--- Start of Exercise inputs ---

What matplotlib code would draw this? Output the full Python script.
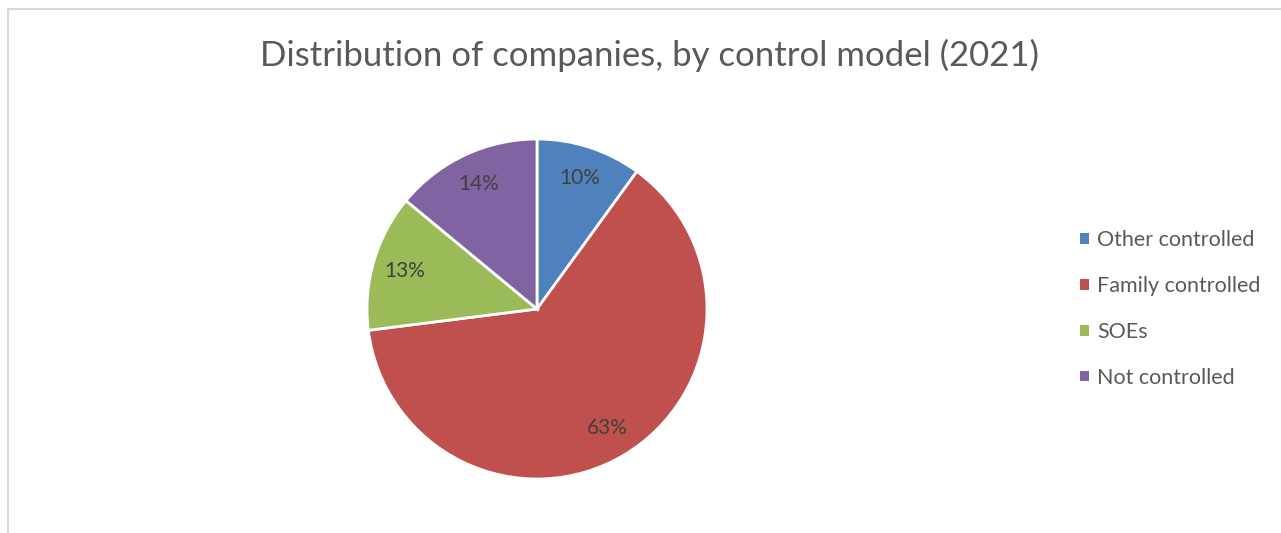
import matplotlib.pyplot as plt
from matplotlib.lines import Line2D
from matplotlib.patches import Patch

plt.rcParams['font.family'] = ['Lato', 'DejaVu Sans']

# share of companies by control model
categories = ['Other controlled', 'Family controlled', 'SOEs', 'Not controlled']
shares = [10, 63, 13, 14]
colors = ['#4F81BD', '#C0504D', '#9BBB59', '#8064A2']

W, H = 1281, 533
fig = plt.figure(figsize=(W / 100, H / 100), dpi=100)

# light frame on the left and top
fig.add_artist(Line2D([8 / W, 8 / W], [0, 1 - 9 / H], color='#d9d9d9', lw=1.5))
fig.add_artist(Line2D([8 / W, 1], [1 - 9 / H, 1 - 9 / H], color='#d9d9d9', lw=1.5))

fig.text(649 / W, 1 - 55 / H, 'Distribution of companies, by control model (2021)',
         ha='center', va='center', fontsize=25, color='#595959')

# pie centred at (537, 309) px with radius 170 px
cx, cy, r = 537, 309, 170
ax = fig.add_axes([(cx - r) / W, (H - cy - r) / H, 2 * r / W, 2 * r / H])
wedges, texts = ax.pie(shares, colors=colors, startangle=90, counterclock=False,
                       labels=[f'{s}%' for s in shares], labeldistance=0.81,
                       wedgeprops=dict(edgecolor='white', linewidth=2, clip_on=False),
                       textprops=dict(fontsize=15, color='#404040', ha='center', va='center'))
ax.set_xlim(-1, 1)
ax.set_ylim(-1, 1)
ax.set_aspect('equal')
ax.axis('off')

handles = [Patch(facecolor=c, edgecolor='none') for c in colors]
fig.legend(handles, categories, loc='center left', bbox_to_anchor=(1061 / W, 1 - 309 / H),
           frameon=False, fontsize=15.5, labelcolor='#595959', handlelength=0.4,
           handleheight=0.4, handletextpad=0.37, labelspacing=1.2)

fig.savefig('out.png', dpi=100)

--- End of Exercise inputs ---
--- Start of Exercise inputs ---

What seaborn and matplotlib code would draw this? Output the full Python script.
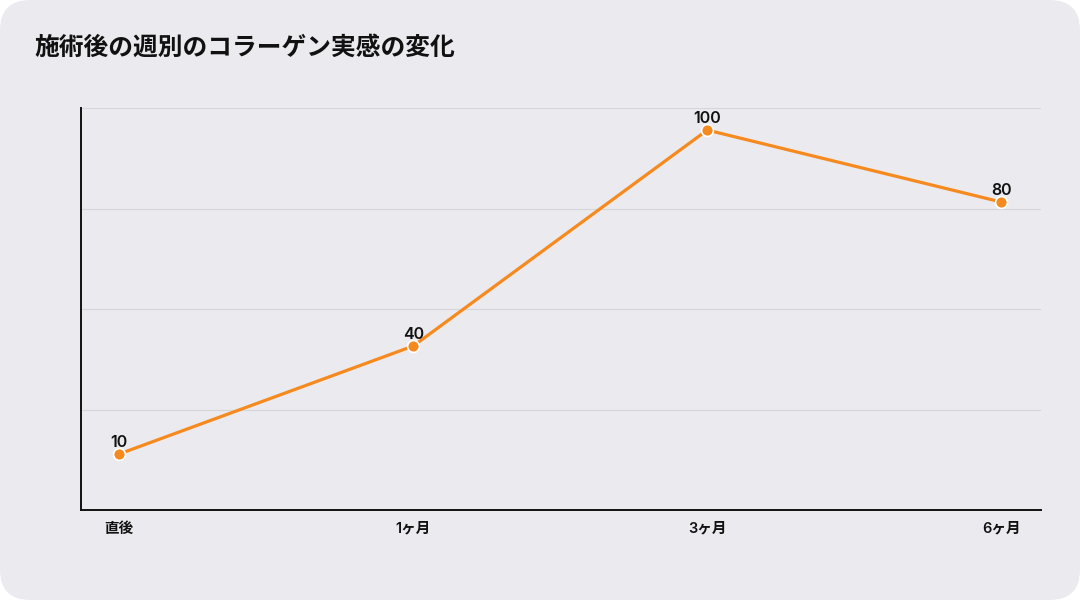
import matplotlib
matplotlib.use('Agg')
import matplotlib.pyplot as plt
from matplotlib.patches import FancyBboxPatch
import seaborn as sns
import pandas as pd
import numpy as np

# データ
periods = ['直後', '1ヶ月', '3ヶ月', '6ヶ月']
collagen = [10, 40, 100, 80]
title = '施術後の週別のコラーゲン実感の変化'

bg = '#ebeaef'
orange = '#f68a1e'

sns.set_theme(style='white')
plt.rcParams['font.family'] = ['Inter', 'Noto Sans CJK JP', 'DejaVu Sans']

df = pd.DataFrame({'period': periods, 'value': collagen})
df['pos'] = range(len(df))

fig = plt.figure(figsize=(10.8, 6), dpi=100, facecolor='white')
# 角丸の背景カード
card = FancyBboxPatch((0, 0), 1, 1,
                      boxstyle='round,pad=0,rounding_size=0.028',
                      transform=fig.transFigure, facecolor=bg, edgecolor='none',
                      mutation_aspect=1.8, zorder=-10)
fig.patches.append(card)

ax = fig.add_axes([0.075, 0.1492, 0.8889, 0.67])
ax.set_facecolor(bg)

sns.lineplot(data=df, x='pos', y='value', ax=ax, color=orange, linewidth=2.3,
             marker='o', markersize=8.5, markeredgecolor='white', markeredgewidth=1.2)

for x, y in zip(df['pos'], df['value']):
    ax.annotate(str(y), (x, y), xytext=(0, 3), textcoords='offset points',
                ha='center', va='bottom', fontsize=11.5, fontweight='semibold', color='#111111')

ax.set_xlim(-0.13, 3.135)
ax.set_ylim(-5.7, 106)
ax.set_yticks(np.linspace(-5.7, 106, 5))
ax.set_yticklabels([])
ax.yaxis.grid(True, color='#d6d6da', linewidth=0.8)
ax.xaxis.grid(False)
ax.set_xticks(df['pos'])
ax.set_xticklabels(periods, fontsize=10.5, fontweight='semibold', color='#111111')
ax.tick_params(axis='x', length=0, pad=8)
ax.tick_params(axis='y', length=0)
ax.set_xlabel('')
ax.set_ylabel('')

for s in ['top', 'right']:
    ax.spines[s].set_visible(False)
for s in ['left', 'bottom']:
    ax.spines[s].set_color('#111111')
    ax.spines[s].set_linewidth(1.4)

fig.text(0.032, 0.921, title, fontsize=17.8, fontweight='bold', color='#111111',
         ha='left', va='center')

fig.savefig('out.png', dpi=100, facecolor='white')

--- End of Exercise inputs ---
--- Start of Exercise inputs ---

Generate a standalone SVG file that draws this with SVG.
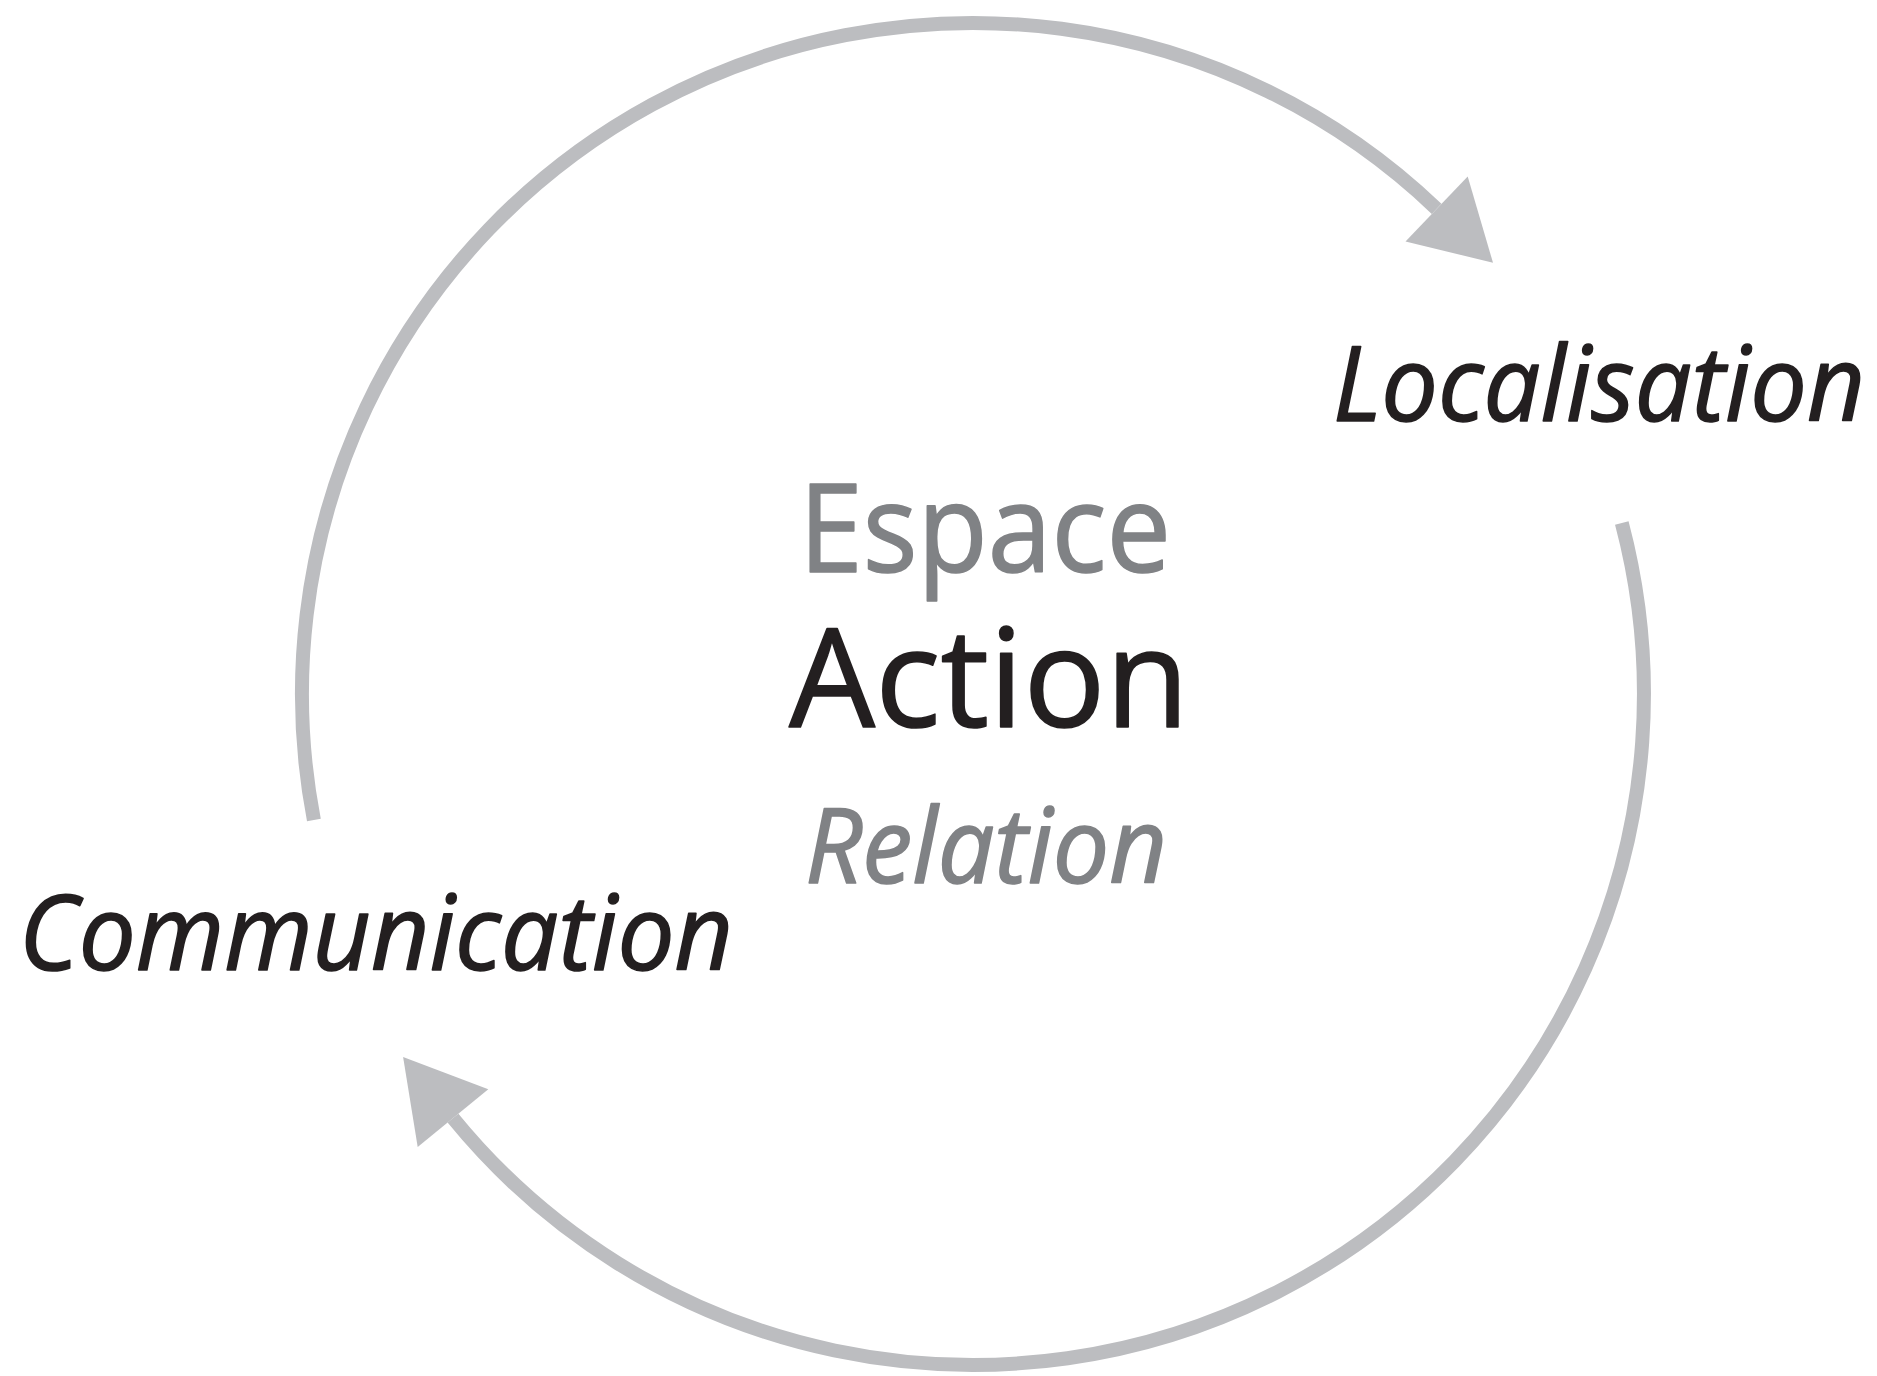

--- End of Exercise inputs ---

**Set exercise**.
Quote the data above exactly from the line with "What matplotlib code" to the line with "fig.add_artist(Line2D([8 / W, 1], [1", both ends counted, and nothing else. Pictures don't go in.

**Answer**.
What matplotlib code would draw this? Output the full Python script.
import matplotlib.pyplot as plt
from matplotlib.lines import Line2D
from matplotlib.patches import Patch

plt.rcParams['font.family'] = ['Lato', 'DejaVu Sans']

# share of companies by control model
categories = ['Other controlled', 'Family controlled', 'SOEs', 'Not controlled']
shares = [10, 63, 13, 14]
colors = ['#4F81BD', '#C0504D', '#9BBB59', '#8064A2']

W, H = 1281, 533
fig = plt.figure(figsize=(W / 100, H / 100), dpi=100)

# light frame on the left and top
fig.add_artist(Line2D([8 / W, 8 / W], [0, 1 - 9 / H], color='#d9d9d9', lw=1.5))
fig.add_artist(Line2D([8 / W, 1], [1 - 9 / H, 1 - 9 / H], color='#d9d9d9', lw=1.5))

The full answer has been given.